Il cantico virtuoso del Poeta «pop»

È come certi cognac di eccelsa qualità; più invecchia più si esprime con classe e passione, reiterando la magia di canzoni (alcune delle quali fischiettate da tutti) che non perdono mai il contatto con la realtà.
Un nome una garanzia: Mister Paul Simon, l’uomo dei 12 Grammy e dei milioni di dischi venduti, 66 anni votati alla musica e alla poesia, che stasera arriva all’Arena, ore 21.00, per «Milano Jazzin’ Festival». Forse il concerto più prelibato, più intenso, senz’altro lo show storico di questa bella rassegna che ha portato a Milano tanti grossi nomi del jazz, del rock, della etnica e del blues (tra l’altro, ad anticipare lo show di Simon, ci sarà il virtuoso e trasversale chitarrista blues Robben Ford con la sua band).
Non nostalgia dunque, ma ricordi vividi e ballate d’autore con uno dei pochi poeti laureati in pop, un must per i fan di tutte le età.
Lasciata definitivamente (!?!) da parte l’angelica spalla Art Garfunkel (hanno cominciato come Tom & Jerry, e Simon per spiegare il loro rapporto dice: «ci siamo conosciuti nel 1953, avevamo 11 anni; abbiamo cominciato a cantare insieme a 13 e a litigare a 14 e non abbiamo mai smesso»; insieme hanno suonato nel 2004 a Roma, davanti al Colosseo) Simon, che è sempre stato la mente del duo, ha proseguito da solo una sfolgorante carriera.
Da sempre è il magico autore di ballate che coniugano sognanti melodie e testi di semplice ma raffinato (e a tratti disperato) realismo.
È il cantautore che nasce dall’epoca d’oro del newyorkese «Greenwich Village», ma si ispira agli Everly Brothers e a Bobby Darin, quello che non s’è mai consacrato alle mode e ai teen ager (agli esordi ha fatto una lunghissima gavetta, incidendo sotto vari pseudonimi e cercando fortuna in Inghilterra, dove incise nel 1965 l’intenso album per sola voce e chitarra The Songbook, ripubblicato da poco, che contiene le primissime versioni di classici come I Am a Rock).

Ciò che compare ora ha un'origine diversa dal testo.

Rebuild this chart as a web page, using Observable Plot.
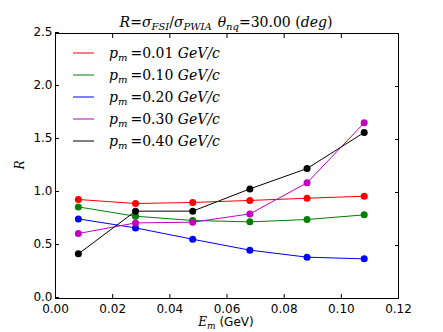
<!DOCTYPE html>
<html>
<head>
<meta charset="utf-8">
<script src="https://cdn.jsdelivr.net/npm/d3@7"></script>
<script src="https://cdn.jsdelivr.net/npm/@observablehq/plot@0.6"></script>
<style>
  html, body { margin: 0; padding: 0; background: #fff; }
</style>
</head>
<body>
<div id="chart"></div>
<script>
const em = [0.008, 0.028, 0.048, 0.068, 0.088, 0.108];
const seriesNames = ["0.01", "0.10", "0.20", "0.30", "0.40"];
const seriesColors = ["#ff0000", "#008000", "#0000ff", "#bf00bf", "#000000"];
const r001 = [0.934, 0.896, 0.906, 0.925, 0.946, 0.965];
const r010 = [0.864, 0.776, 0.736, 0.723, 0.745, 0.789];
const r020 = [0.751, 0.666, 0.559, 0.456, 0.390, 0.374];
const r030 = [0.613, 0.713, 0.720, 0.798, 1.091, 1.657];
const r040 = [0.421, 0.824, 0.824, 1.034, 1.226, 1.566];
const xTicks = [0, 0.02, 0.04, 0.06, 0.08, 0.10, 0.12];
const yTicks = [0, 0.5, 1.0, 1.5, 2.0, 2.5];

const allSeries = [r001, r010, r020, r030, r040];
const data = [];
allSeries.forEach((vals, i) => vals.forEach((v, j) => data.push({s: seriesNames[i], x: em[j], y: v})));

const font = "DejaVu Sans, sans-serif";
const plot = Plot.plot({
  width: 443,
  height: 332,
  marginLeft: 55,
  marginRight: 45,
  marginTop: 33,
  marginBottom: 34,
  style: {fontFamily: font, fontSize: "12px", background: "#fff", color: "#000"},
  x: {domain: [0, 0.12], label: null},
  y: {domain: [0, 2.5], label: null},
  color: {domain: seriesNames, range: seriesColors},
  marks: [
    Plot.line(data, {x: "x", y: "y", z: "s", stroke: "s", strokeWidth: 1}),
    Plot.dot(data, {x: "x", y: "y", fill: "s", r: 3.5}),
    Plot.axisX({anchor: "bottom", ticks: xTicks, tickFormat: d3.format(".2f"), tickSize: -4, tickPadding: 10, fontSize: 12, label: null}),
    Plot.axisX({anchor: "top", ticks: xTicks, tickSize: -4, text: null, label: null}),
    Plot.axisY({anchor: "left", ticks: yTicks, tickFormat: d3.format(".1f"), tickSize: -4, tickPadding: 7, fontSize: 12, label: null, dy: -1}),
    Plot.axisY({anchor: "right", ticks: yTicks, tickSize: -4, text: null, label: null}),
    Plot.frame({stroke: "#000", strokeWidth: 1})
  ]
});

const svg = d3.select(plot);
const serif = "'DejaVu Serif', 'Liberation Serif', serif";

// Title
const t = svg.append("text").attr("x", 226).attr("y", 27).attr("text-anchor", "middle")
  .attr("font-family", serif).attr("font-size", 14).attr("fill", "#000");
t.append("tspan").attr("font-style", "italic").text("R");
t.append("tspan").text("=");
t.append("tspan").attr("font-style", "italic").text("σ");
t.append("tspan").attr("font-style", "italic").attr("font-size", 10).attr("dy", 3).text("FSI");
t.append("tspan").attr("dy", -3).text("/");
t.append("tspan").attr("font-style", "italic").text("σ");
t.append("tspan").attr("font-style", "italic").attr("font-size", 10).attr("dy", 3).text("PWIA");
t.append("tspan").attr("dy", -3).attr("dx", 6).attr("font-style", "italic").text("θ");
t.append("tspan").attr("font-style", "italic").attr("font-size", 10).attr("dy", 3).text("nq");
t.append("tspan").attr("dy", -3).text("=30.00 (");
t.append("tspan").attr("font-style", "italic").text("deg");
t.append("tspan").text(")");

// Axis labels
const xl = svg.append("text").attr("x", 226).attr("y", 326).attr("text-anchor", "middle")
  .attr("font-family", font).attr("font-size", 12).attr("fill", "#000");
xl.append("tspan").attr("font-family", serif).attr("font-style", "italic").text("E");
xl.append("tspan").attr("font-family", serif).attr("font-style", "italic").attr("font-size", 9).attr("dy", 3).text("m");
xl.append("tspan").attr("dy", -3).text(" (GeV)");

svg.append("text").attr("transform", "translate(24,165) rotate(-90)").attr("text-anchor", "middle")
  .attr("font-family", serif).attr("font-style", "italic").attr("font-size", 12).attr("fill", "#000").text("R");

// Legend
const lg = svg.append("g").attr("text-anchor", "start");
seriesNames.forEach((name, i) => {
  const y = 53 + i * 22;
  lg.append("line").attr("x1", 73).attr("x2", 94).attr("y1", y).attr("y2", y)
    .attr("stroke", seriesColors[i]).attr("stroke-width", 1);
  const tx = lg.append("text").attr("x", 109).attr("y", y + 5).attr("text-anchor", "start")
    .attr("font-family", serif).attr("font-size", 14).attr("fill", "#000");
  tx.append("tspan").attr("font-style", "italic").text("p");
  tx.append("tspan").attr("font-style", "italic").attr("font-size", 10).attr("dy", 3).text("m");
  tx.append("tspan").attr("dy", -3).attr("dx", 3).text("=" + name + " ");
  tx.append("tspan").attr("font-style", "italic").text("GeV/c");
});

document.getElementById("chart").appendChild(plot);
</script>
</body>
</html>
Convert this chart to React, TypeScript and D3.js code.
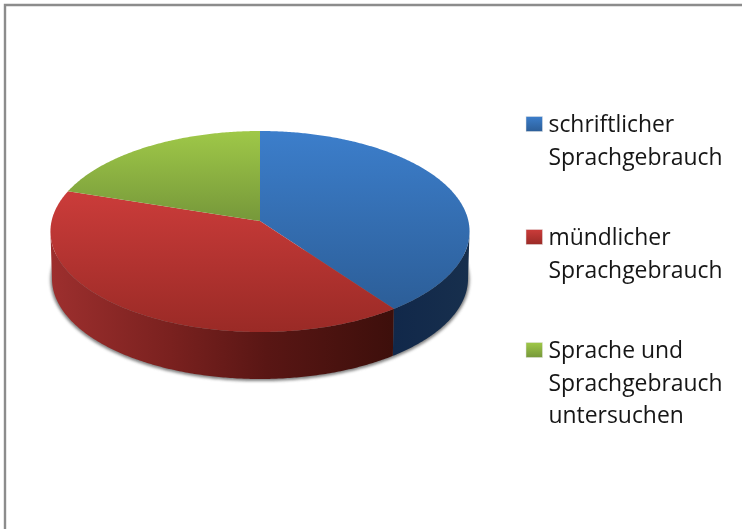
import React from "react";
import * as d3 from "d3";

const categories = ["schriftlicher Sprachgebrauch", "mündlicher Sprachgebrauch", "Sprache und Sprachgebrauch untersuchen"];
const seriesValues = [40, 40, 20];
const legendLines = [["schriftlicher", "Sprachgebrauch"], ["mündlicher", "Sprachgebrauch"], ["Sprache und", "Sprachgebrauch", "untersuchen"]];
const topColors = [["#3c7ecb", "#2c5e98"], ["#cb3c3a", "#9a2a26"], ["#9fc848", "#76983a"]];
const sideStops = [
  [["0", "#11284a"], ["1", "#172f4d"]],
  [["0", "#9d2f2e"], ["0.35", "#7a211f"], ["0.63", "#591614"], ["1", "#3d0f0b"]],
  [["0", "#000"], ["1", "#000"]],
];

const W = 742, H = 529;
const cx = 260, apexY = 221;
const R = 208.4, S = 99.4, K = 0.1045, depth = 47;

// Perspective projection of a unit-circle angle (clockwise from top) to the screen
const project = (a: number, r = R, s = S, dy = 0): [number, number] => {
  const u = Math.sin(a), v = Math.cos(a), w = 1 + K * v;
  return [cx + (r * u) / w, apexY + dy - (s * v) / w];
};
const visFrom = Math.atan2(Math.sqrt(1 - K * K), -K);
const visTo = 2 * Math.PI - visFrom;
const samples = (a0: number, a1: number) => {
  const n = Math.max(2, Math.ceil((a1 - a0) / 0.01));
  return d3.range(n + 1).map((i) => a0 + ((a1 - a0) * i) / n);
};
const line = d3.line<[number, number]>().curve(d3.curveLinear);

export default function App() {
  const arcs = d3.pie<number>().sort(null).startAngle(0).endAngle(2 * Math.PI)(seriesValues);
  const sides = arcs.map((d) => {
    const a0 = Math.max(d.startAngle, visFrom), a1 = Math.min(d.endAngle, visTo);
    if (a1 <= a0) return null;
    const upper = samples(a0, a1).map((a) => project(a));
    const lower = samples(a0, a1).reverse().map((a) => project(a, R - 1.5, S, depth));
    return { d: line([...upper, ...lower])! + "Z", x0: d3.min(upper, (p) => p[0])!, x1: d3.max(upper, (p) => p[0])! };
  });
  const tops = arcs.map((d) => line([[cx, apexY], ...samples(d.startAngle, d.endAngle).map((a) => project(a))])! + "Z");
  const shadow = line(samples(visFrom - 0.3, visTo + 0.3).map((a) => project(a, R, S + 1, depth + 1)))! + "Z";
  const groupY = [132, 245, 358];
  return (
    <svg width={W} height={H} viewBox={`0 0 ${W} ${H}`} style={{ position: "fixed", left: 0, top: 0, background: "#fff" }}>
      <defs>
        <filter id="soft" x="-5%" y="-5%" width="110%" height="110%"><feGaussianBlur stdDeviation="1.6" /></filter>
        <filter id="txt" x="-5%" y="-5%" width="110%" height="110%"><feGaussianBlur stdDeviation="0.3" /></filter>
        {topColors.map((c, i) => (
          <linearGradient key={i} id={`top${i}`} x1="0" y1="0" x2="0" y2="1">
            <stop offset="0" stopColor={c[0]} />
            <stop offset="1" stopColor={c[1]} />
          </linearGradient>
        ))}
        {sides.map((s, i) => s && (
          <linearGradient key={i} id={`side${i}`} gradientUnits="userSpaceOnUse" x1={s.x0} x2={s.x1} y1="0" y2="0">
            {sideStops[i].map(([o, c]) => <stop key={o} offset={o} stopColor={c} />)}
          </linearGradient>
        ))}
      </defs>
      <path d="M5 529V5H742" fill="none" stroke="#8c8c8c" strokeWidth="2.4" />
      <path d={shadow} fill="#555" opacity="0.75" filter="url(#soft)" />
      {sides.map((s, i) => s && <path key={i} d={s.d} fill={`url(#side${i})`} />)}
      {tops.map((d, i) => <path key={categories[i]} d={d} fill={`url(#top${i})`} />)}
      {legendLines.map((lines, i) => (
        <g key={i}>
          <rect x={526} y={groupY[i] - 15.5} width={16.5} height={15} fill={`url(#top${i})`} stroke="#e4e4e4" strokeWidth="0.5" />
          <text fontFamily="'Open Sans', 'Noto Sans', sans-serif" fontSize={22.9} fill="#141414" filter="url(#txt)">
            {lines.map((t, j) => <tspan key={j} x={548.5} y={groupY[i] + j * 32.5}>{t}</tspan>)}
          </text>
        </g>
      ))}
    </svg>
  );
}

Garfunkel ha una voce splendida e ben impostata, che permea le loro ballate di toni soft e a tratti troppo melensi (anche se brani come Scarborough Fair Cantichle sono inimitabili), ma Simon da solo ha un altro passo, un modo di trattare i pezzi con quella voce secca, improbabile ma estremamente intensa, a volte sporca e imprecisa ma ricca di dramma e di passione (confrontare la sua versione di Sound of Silence con quella in duo).
Intimista e rockeggiante, bluesy e pop, funky e africaneggiante, Simon in concerto mostra tutta la sua versatilità dando la giusta ripassata a Mrs. Robinson (chi non l’ha amata sui long playing e vissuta negli amori e nelle turbe di Dustin Hoffman nel celebratissimo film Il laureato, pellicola cult di metà anni Sessanta che ha fatto sognare un’intera generazione: si, proprio quella con il «Duetto» rosso!) e a The Only Living Boy In New York, allo stupendo ritratto urbano di The Boxer, toccando poi i migliori passaggi del suo repertorio solista, dalla guizzante Me and Julio Down By the Schoolyard all’African gospel di Graceland e Diamnod On the Sole of My Shoes, da You Can Call Me Al e Slip Slidin’ Away a Duncan e You’re the One. Storia ed attualità, canzoni che si trasformano in racconti e viceversa, momenti di estasi, di sogni ad occhi aperti e di puro divertimento per tutti e per tutte le età; perché Paul Simon sa giocare non solo con le note ma anche con i sentimenti e con tutte le sfumature dell’animo umano, senza farsi prendere la mano dall’amarcord.

In attesa del suo prossimo album, stasera condividerà ritmi e melodie con Mark Stewart e Vincent Nguini alla chitarra, Tony Cedra alle tastiere, Bakithi Kumalo al basso, Andy Snitzer al sassofono, Charley Drayton e Jamey Haddad alle percussioni.